We keep our house at 61 F at night and 70 during the day. When it gets really cold for those few weeks I do turn it up at night a bit.


----------



## misstray (Feb 6, 2011)

One of the reasons I got Brody was for a blanket warmer!


----------



## davetgabby (Dec 29, 2007)

Pooch said:


> I'm in Nova Scotia.


 Oh yeah , the land of the Duck Tollers. You mean he doesn't get to sleep with you. ound:


----------



## krandall (Jun 11, 2009)

Pooch said:


> I'm in Nova Scotia.


Oh! We visited Nova Scotia this summer for the first time. what a BEAUTIFUL area! We can!t wait to go back!


----------



## CrazieJones (May 28, 2011)

Well, it's starting to get cold here in Edmonton. My house is set at 20 during the night until I leave the house in the morning. It's only October, I'm already in flannel pjs and all tucked in my duvet, and still feel cold. Roshi... well, he sleeps in his crate beside my bed... all sprawled out. I think he's warmer than me!!!!


----------



## heatherk (Feb 24, 2011)

Haha, what a great post. Dave, btw, *i* _am _from Alaska, but I hated the cold weather and so moved 'south' to Seattle, WA. Where the weather is perfect, in my opinion lol!

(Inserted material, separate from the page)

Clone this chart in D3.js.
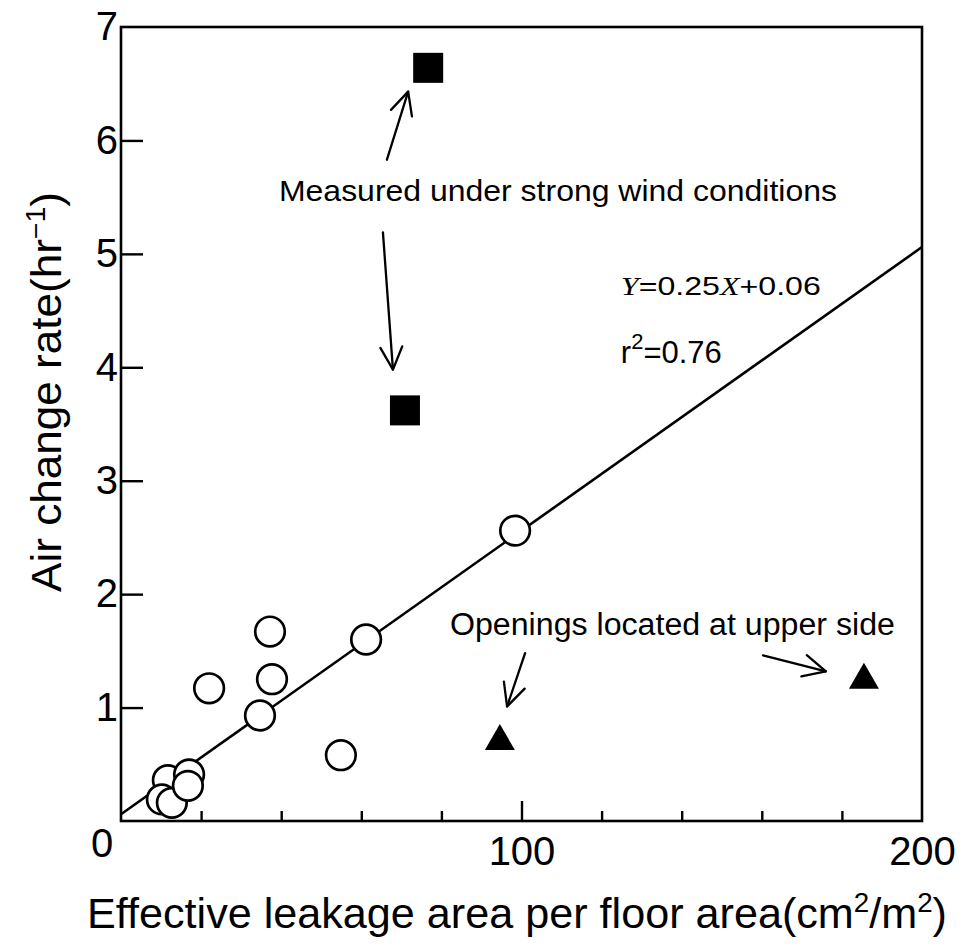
<!DOCTYPE html>
<html>
<head>
<meta charset="utf-8">
<script src="https://cdn.jsdelivr.net/npm/d3@7"></script>
<style>
  body { margin: 0; background: #fff; }
  svg { display: block; }
  text { font-family: "Liberation Sans", Arial, Helvetica, sans-serif; fill: #000; }
</style>
</head>
<body>
<svg id="chart" width="968" height="951"></svg>
<script>
// Ordinary measurements: leakage area (cm2/m2) and air change rate (1/hr)
const normalLeak = [37.2, 22.0, 37.7, 34.7, 54.9, 61.2, 98.4, 11.7, 10.2, 12.7, 17.0, 16.7];
const normalAch  = [1.67, 1.17, 1.25, 0.93, 0.58, 1.60, 2.56, 0.36, 0.19, 0.16, 0.41, 0.31];

// Measured under strong wind
const windLeak = [76.7, 70.9];
const windAch  = [6.64, 3.62];

// Openings located at the upper side
const upperLeak = [94.6, 185.5];
const upperAch  = [0.74, 1.28];

// Regression Y = 0.25 X + 0.06, X in units of 10 cm2/m2
const fitSlope = 0.25;
const fitIntercept = 0.06;
const fitXUnit = 10;
const fitR2 = "0.76";

// Axis ticks
const xMinorTicks = [20, 40, 60, 80, 120, 140, 160, 180];
const xMajorTicks = [100, 200];
const yTicks = [1, 2, 3, 4, 5, 6, 7];

// Annotation arrows (tail -> tip) in data coordinates
const arrowTails = [[66.4, 5.83], [65.4, 5.19], [100.9, 1.48], [160.3, 1.46]];
const arrowTips  = [[71.7, 6.43], [67.9, 3.98], [96.4, 1.01], [176.0, 1.32]];

// Annotation labels
const windNote = "Measured under strong wind conditions";
const windNotePos = [109.1, 5.47];
const upperNote = "Openings located at upper side";
const upperNotePos = [137.7, 1.64];
const eqPos = [124.8, 4.64];
const r2Pos = [124.8, 4.04];

const svg = d3.select("#chart");
const x = d3.scaleLinear().domain([0, 200]).range([121, 922]);
const y = d3.scaleLinear().domain([0, 7]).range([821, 27]);

const ink = "#000";
const serif = '"Liberation Serif", "Times New Roman", serif';

// Frame
svg.append("rect")
  .attr("x", x(0)).attr("y", y(7))
  .attr("width", x(200) - x(0)).attr("height", y(0) - y(7))
  .attr("fill", "none").attr("stroke", ink).attr("stroke-width", 2.6);

// Minor x ticks (inward)
const gxMinor = svg.append("g").attr("transform", `translate(0,${y(0)})`)
  .call(d3.axisBottom(x).tickValues(xMinorTicks).tickSize(-10).tickFormat(""));
// Major x ticks with labels
const gxMajor = svg.append("g").attr("transform", `translate(0,${y(0)})`)
  .call(d3.axisBottom(x).tickValues(xMajorTicks).tickSize(-20).tickPadding(16).tickFormat(d3.format("d")));
// y ticks with labels
const gy = svg.append("g").attr("transform", `translate(${x(0)},0)`)
  .call(d3.axisLeft(y).tickValues(yTicks).tickSize(-22).tickPadding(3).tickFormat(d3.format("d")));

[gxMinor, gxMajor, gy].forEach(g => {
  g.select(".domain").remove();
  g.selectAll(".tick line").attr("stroke", ink).attr("stroke-width", 2.4);
  g.selectAll(".tick text").attr("fill", ink)
    .style("font-family", '"Liberation Sans", Arial, sans-serif').style("font-size", "40px");
});
gxMajor.selectAll(".tick").filter(d => d === 200).select("line").remove();
gy.selectAll(".tick").filter(d => d === 7).select("line").remove();

// Shared origin label
svg.append("text")
  .attr("x", x(0) - 19).attr("y", y(0) + 36)
  .attr("text-anchor", "middle").style("font-size", "40px").text("0");

// Regression line
const fitLine = d3.line().x(d => x(d)).y(d => y(fitSlope * d / fitXUnit + fitIntercept));
svg.append("path")
  .datum([0, 200])
  .attr("d", fitLine)
  .attr("fill", "none").attr("stroke", ink).attr("stroke-width", 2.6);

// Open circles
svg.append("g").selectAll("circle")
  .data(normalLeak.map((v, i) => [v, normalAch[i]]))
  .join("circle")
  .attr("cx", d => x(d[0])).attr("cy", d => y(d[1]))
  .attr("r", 14.8)
  .attr("fill", "#fff").attr("stroke", ink).attr("stroke-width", 2.7);

// Filled squares
const sq = 30;
svg.append("g").selectAll("rect")
  .data(windLeak.map((v, i) => [v, windAch[i]]))
  .join("rect")
  .attr("x", d => x(d[0]) - sq / 2).attr("y", d => y(d[1]) - sq / 2)
  .attr("width", sq).attr("height", sq)
  .attr("fill", ink);

// Filled triangles
const triW = 30, triH = 26;
svg.append("g").selectAll("path")
  .data(upperLeak.map((v, i) => [v, upperAch[i]]))
  .join("path")
  .attr("d", d => {
    const cx = x(d[0]), cy = y(d[1]);
    return `M${cx},${cy - triH / 2}L${cx + triW / 2},${cy + triH / 2}L${cx - triW / 2},${cy + triH / 2}Z`;
  })
  .attr("fill", ink);

// Arrows with open heads
const headLen = 25, headAngle = 26 * Math.PI / 180;
const arrows = svg.append("g").attr("stroke", ink).attr("stroke-width", 2.3)
  .attr("fill", "none").attr("stroke-linecap", "round").attr("stroke-linejoin", "round");
arrowTails.forEach((t, i) => {
  const x1 = x(t[0]), y1 = y(t[1]);
  const x2 = x(arrowTips[i][0]), y2 = y(arrowTips[i][1]);
  const a = Math.atan2(y1 - y2, x1 - x2);
  const w1 = [x2 + headLen * Math.cos(a + headAngle), y2 + headLen * Math.sin(a + headAngle)];
  const w2 = [x2 + headLen * Math.cos(a - headAngle), y2 + headLen * Math.sin(a - headAngle)];
  arrows.append("path").attr("d", `M${x1},${y1}L${x2},${y2}`);
  arrows.append("path").attr("d", `M${w1[0]},${w1[1]}L${x2},${y2}L${w2[0]},${w2[1]}`);
});

// Notes
svg.append("text")
  .attr("x", x(windNotePos[0])).attr("y", y(windNotePos[1]))
  .attr("text-anchor", "middle").style("font-size", "30px")
  .attr("textLength", 558).attr("lengthAdjust", "spacingAndGlyphs")
  .text(windNote);
svg.append("text")
  .attr("x", x(upperNotePos[0])).attr("y", y(upperNotePos[1]))
  .attr("text-anchor", "middle").style("font-size", "31px")
  .attr("textLength", 445).attr("lengthAdjust", "spacingAndGlyphs")
  .text(upperNote);

// Fit equation
const eq = svg.append("text")
  .attr("x", x(eqPos[0])).attr("y", y(eqPos[1]))
  .style("font-size", "26px")
  .attr("textLength", 200).attr("lengthAdjust", "spacingAndGlyphs");
eq.append("tspan").style("font-family", serif).style("font-style", "italic").text("Y");
eq.append("tspan").text(`=${fitSlope}`);
eq.append("tspan").style("font-family", serif).style("font-style", "italic").text("X");
eq.append("tspan").text(`+${fitIntercept}`);

const r2 = svg.append("text")
  .attr("x", x(r2Pos[0])).attr("y", y(r2Pos[1]))
  .style("font-size", "31px");
r2.append("tspan").text("r");
r2.append("tspan").attr("dy", -14).style("font-size", "22px").text("2");
r2.append("tspan").attr("dy", 14).text(`=${fitR2}`);

// Axis titles
const xt = svg.append("text")
  .attr("x", 517).attr("y", 928)
  .attr("text-anchor", "middle").style("font-size", "42px")
  .attr("textLength", 860).attr("lengthAdjust", "spacingAndGlyphs");
xt.append("tspan").text("Effective leakage area per floor area(cm");
xt.append("tspan").attr("dy", -16).style("font-size", "27px").text("2");
xt.append("tspan").attr("dy", 16).text("/m");
xt.append("tspan").attr("dy", -16).style("font-size", "27px").text("2");
xt.append("tspan").attr("dy", 16).text(")");

const yt = svg.append("text")
  .attr("transform", "translate(61,392) rotate(-90)")
  .attr("text-anchor", "middle").style("font-size", "42px")
  .attr("textLength", 400).attr("lengthAdjust", "spacingAndGlyphs");
yt.append("tspan").text("Air change rate(hr");
yt.append("tspan").attr("dy", -16).style("font-size", "27px").text("\u22121");
yt.append("tspan").attr("dy", 16).text(")");
</script>
</body>
</html>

Since Ceylon usually sleeps in my bed or in my daughter's bed, I don't have too much to tell Pooch except that (and how cute is this?!) when Cey is cold at night (which doesn't happen too often), he nuzzles himself under my blanket, and then wiggles himself out just enough so that his nose and muzzle are out from under the blanket, so that he can breath fresh air (and I suspect also so that he can still see what might happen in the room LOL).


----------



## Pooch (Nov 23, 2010)

davetgabby said:


> Oh yeah , the land of the Duck Tollers. You mean he doesn't get to sleep with you. ound:


Nova Scotia Duck Tollers are so beautiful! There was one in our puppy class....what a sweetie he was! And no, Fionn doesn't sleep with me (...not yet at least!). I'm up at 5:30 every morning to go running so it's easier to have him in a different room.


----------



## Pooch (Nov 23, 2010)

krandall said:


> Oh! We visited Nova Scotia this summer for the first time. what a BEAUTIFUL area! We can!t wait to go back!

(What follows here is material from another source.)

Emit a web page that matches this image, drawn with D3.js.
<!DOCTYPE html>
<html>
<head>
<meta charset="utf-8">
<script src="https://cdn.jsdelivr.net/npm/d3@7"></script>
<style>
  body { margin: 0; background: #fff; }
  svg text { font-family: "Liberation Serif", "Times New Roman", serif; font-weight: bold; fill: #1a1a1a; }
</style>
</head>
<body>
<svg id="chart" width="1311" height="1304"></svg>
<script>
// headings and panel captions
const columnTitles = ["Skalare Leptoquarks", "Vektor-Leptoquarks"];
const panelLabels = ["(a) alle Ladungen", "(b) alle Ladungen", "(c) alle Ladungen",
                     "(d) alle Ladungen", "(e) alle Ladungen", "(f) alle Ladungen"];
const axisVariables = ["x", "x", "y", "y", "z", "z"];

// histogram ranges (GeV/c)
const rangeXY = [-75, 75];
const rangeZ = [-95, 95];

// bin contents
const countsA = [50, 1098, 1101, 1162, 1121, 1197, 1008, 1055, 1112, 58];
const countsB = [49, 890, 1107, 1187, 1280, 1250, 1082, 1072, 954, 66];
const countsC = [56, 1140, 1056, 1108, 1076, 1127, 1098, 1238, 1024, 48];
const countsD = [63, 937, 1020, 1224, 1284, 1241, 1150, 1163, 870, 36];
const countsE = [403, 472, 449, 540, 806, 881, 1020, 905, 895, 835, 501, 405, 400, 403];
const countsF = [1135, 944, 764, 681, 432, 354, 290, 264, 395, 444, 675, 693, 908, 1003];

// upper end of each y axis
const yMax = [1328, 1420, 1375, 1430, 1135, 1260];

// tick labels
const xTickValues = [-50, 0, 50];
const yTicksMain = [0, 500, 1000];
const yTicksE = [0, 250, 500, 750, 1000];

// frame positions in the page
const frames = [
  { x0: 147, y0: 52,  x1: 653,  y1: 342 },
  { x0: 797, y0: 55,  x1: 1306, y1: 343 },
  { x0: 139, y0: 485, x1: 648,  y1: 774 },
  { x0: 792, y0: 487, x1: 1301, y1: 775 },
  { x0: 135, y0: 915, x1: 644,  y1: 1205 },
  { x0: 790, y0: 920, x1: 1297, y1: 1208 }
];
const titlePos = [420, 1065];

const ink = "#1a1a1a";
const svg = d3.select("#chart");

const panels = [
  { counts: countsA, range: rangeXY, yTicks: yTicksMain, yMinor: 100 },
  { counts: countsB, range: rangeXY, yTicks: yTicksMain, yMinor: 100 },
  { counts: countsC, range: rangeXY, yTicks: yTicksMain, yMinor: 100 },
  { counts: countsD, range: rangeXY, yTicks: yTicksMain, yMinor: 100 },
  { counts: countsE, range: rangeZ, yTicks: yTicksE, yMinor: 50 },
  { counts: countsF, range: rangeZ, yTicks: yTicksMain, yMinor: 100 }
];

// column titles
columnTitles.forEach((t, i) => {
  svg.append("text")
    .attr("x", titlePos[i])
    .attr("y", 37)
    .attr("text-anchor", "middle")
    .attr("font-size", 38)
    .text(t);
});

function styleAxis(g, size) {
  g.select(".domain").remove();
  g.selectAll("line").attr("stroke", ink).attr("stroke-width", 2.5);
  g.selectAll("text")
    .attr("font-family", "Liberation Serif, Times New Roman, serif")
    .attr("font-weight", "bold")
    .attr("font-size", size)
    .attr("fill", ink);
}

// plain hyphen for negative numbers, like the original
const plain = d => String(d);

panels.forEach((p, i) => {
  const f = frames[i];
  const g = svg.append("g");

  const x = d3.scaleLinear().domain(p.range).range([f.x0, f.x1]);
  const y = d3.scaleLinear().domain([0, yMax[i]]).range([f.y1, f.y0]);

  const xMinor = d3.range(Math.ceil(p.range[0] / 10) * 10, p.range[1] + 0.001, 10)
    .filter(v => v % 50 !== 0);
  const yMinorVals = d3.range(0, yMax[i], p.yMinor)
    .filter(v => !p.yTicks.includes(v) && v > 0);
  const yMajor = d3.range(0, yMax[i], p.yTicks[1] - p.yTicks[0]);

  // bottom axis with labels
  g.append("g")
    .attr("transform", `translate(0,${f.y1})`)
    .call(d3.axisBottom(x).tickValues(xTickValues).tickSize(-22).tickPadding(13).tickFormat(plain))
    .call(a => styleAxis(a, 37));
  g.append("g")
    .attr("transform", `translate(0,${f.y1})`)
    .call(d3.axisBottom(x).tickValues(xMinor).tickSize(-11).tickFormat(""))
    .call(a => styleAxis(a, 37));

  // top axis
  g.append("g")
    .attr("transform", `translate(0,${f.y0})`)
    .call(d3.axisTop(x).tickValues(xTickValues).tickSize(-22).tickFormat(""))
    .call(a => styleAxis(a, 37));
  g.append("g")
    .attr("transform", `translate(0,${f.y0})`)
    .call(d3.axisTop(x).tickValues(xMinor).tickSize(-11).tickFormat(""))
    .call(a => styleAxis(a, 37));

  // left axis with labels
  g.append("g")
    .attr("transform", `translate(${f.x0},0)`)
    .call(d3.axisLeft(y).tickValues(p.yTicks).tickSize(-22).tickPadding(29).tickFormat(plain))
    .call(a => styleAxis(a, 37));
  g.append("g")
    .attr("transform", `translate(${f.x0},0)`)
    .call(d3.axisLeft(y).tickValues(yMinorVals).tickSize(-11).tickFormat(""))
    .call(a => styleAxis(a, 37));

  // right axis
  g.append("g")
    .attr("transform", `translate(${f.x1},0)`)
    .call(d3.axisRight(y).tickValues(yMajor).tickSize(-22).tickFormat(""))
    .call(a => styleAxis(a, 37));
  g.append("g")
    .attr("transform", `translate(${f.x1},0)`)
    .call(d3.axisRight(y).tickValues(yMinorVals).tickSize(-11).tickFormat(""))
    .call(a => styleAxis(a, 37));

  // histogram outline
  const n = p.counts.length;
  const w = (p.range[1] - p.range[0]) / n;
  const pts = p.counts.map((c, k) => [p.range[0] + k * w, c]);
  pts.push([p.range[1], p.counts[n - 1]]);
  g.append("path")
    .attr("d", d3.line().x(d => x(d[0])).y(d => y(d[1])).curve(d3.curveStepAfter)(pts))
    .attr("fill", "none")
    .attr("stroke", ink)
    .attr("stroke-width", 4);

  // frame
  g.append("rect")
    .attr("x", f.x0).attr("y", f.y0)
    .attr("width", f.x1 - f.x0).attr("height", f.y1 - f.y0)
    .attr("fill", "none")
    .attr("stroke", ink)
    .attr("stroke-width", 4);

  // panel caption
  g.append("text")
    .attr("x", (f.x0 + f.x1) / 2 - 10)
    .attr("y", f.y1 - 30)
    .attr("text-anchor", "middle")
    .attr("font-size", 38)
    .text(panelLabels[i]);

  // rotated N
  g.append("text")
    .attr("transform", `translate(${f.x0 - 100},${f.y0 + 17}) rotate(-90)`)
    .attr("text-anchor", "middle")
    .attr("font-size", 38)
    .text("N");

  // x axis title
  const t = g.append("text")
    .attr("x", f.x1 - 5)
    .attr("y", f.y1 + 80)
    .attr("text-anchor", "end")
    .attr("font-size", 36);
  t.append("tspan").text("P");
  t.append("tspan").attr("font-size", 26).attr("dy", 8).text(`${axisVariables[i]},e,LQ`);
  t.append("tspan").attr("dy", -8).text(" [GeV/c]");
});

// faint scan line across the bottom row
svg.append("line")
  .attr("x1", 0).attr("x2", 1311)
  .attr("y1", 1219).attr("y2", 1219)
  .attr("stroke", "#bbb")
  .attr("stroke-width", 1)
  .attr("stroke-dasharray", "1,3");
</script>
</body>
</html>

Thanks, Karen. Glad you enjoyed your stay here! I suppose I am biased, but yes, it is a beautiful part of the world 

Jan


----------



## Cailleach (Jan 30, 2010)

Your in Edmonton CrazieJones ...me too...well almost on a farm south of Edmonton. My Havs are hardy they don't mind the cold at all unless it's 40 below.


----------



## krandall (Jun 11, 2009)

Pooch said:


> Nova Scotia Duck Tollers are so beautiful! There was one in our puppy class....what a sweetie he was! And no, Fionn doesn't sleep with me (...not yet at least!). I'm up at 5:30 every morning to go running so it's easier to have him in a different room.

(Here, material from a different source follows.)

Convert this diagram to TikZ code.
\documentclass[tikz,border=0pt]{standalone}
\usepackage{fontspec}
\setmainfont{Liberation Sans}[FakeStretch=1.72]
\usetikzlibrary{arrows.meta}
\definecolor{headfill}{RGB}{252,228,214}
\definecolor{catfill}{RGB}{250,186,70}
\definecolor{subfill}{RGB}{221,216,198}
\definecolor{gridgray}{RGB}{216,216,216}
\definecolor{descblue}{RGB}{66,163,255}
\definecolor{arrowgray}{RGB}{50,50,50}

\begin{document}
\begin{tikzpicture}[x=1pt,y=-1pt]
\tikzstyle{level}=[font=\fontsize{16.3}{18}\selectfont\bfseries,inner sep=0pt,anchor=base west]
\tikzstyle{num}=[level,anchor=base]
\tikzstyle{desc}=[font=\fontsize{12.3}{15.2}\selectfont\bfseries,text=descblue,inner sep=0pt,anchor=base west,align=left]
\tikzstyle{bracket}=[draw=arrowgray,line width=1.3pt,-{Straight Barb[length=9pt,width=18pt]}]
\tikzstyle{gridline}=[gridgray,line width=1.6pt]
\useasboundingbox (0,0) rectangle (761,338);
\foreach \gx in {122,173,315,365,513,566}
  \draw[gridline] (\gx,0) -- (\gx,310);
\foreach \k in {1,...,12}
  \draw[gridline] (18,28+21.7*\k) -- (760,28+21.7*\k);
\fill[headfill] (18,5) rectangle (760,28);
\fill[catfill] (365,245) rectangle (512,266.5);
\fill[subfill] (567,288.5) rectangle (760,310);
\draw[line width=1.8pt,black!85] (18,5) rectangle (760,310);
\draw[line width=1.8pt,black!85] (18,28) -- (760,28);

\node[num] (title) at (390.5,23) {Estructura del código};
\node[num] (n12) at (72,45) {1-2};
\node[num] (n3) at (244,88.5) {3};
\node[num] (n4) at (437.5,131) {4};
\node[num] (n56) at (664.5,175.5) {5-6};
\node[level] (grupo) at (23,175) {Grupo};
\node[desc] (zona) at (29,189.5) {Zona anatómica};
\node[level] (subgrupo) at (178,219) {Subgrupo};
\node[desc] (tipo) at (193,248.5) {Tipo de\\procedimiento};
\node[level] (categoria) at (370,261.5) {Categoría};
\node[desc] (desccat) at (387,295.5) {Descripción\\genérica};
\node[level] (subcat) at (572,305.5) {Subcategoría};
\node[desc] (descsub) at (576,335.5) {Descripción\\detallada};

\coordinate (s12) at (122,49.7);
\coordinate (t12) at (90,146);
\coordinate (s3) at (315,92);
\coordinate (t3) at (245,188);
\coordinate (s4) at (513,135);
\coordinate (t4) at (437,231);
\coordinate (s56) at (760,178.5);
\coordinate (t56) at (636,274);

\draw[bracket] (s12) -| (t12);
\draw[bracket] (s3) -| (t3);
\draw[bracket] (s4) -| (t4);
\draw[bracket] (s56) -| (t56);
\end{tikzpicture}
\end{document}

Tollers are getting to be one of the most popular obedience dogs around here. They are as smart as the Aussies and Border Collies without quite the edge to them that the herding dogs have. But boy, when they scream!...:jaw:


----------



## littlebuddy (May 30, 2007)

i alwasy wonder about this as well. DJango has a blanket on top of our bed but he always sleeps on top, never been one to go under the covers. our house doesn't get colder than 68 at night. i'm the freeze baby , not the dog!


----------



## Luciledodd (Sep 5, 2009)

We sleep at 60 degrees but have a really lofty duvet. Rosie sleeps on top in the "nest" behind my knees. Sometimes what I really like is her getting up next to my back happens. Then I really sleep well.


----------



## waybrook (Sep 13, 2009)

Y'all are some hardy folks...if the house gets less than 70 I'm in flannels, knee socks and a blanket.... Guess my blood is a little thinner than yours. Panda would be thrilled with it cooler - she is one hot natured honey!


----------



## Kathie (Jul 31, 2008)

I'm with you, Donna! We always turn our heat off at night but the lowest it has ever gotten was 64 and that doesn't happen often. Abby has only snuggled up next to me a few times last winter during our record low temps. I will find out this winter about McGee but he is more of a snuggler than Abby so I think he will do it just because he likes it! These Havs don't seem to get as cold as we think they will!


----------